10. On a perusal of the assessment record, we are of the opinion that the Commissioner of Income-tax was right in holding that the Income-tax Officer erred in omitting to bring the amount of Rs. 87,655 to tax and that error operated to the prejudice of the interests of the Revenue. In so far as the Income-tax Officer had not adverted to or followed the decision of the Special Bench of the Appellate Tribunal in Sahney Steel Co.’s case, we need not consider the other submissions of counsel on either side. The decision of the Commissioner that the order of the Assessing Officer was erroneous in so far as it was prejudicial to the interests of the Revenue was wrong in setting aside that order. In this view, we answer the first question in favour of the Revenue and against the assessee, namely, that the Income-tax Appellate Tribunal was not justified in holding that the requirements for invoking the powers under section 263 by the Commissioner of Income-tax were not satisfied for the assessment year 1980-81.

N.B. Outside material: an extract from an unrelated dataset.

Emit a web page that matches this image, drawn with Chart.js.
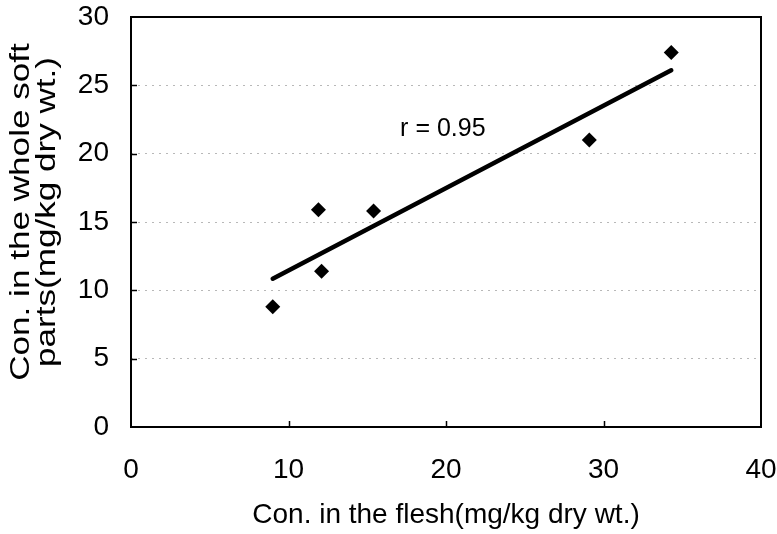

11. Counsel for the assessee submitted that the second question is covered by the order of this court in CIT v. Sahney Steel and Press Works Ltd. . He submitted that the decision and the matter is pending before that court. Counsel for the Revenue also brought to our notice the fact that a large number of reference applications and referred cases have been disposed of on the basis of Sahney’s case [1985] 152 ITR 29 (AP) and it is not desirable that the matter is reopened at this distance of time. We agree with these submissions and, therefore, answer the second question in favour of the Revenue and against the assessee.
12. Parties will suffer their respective costs.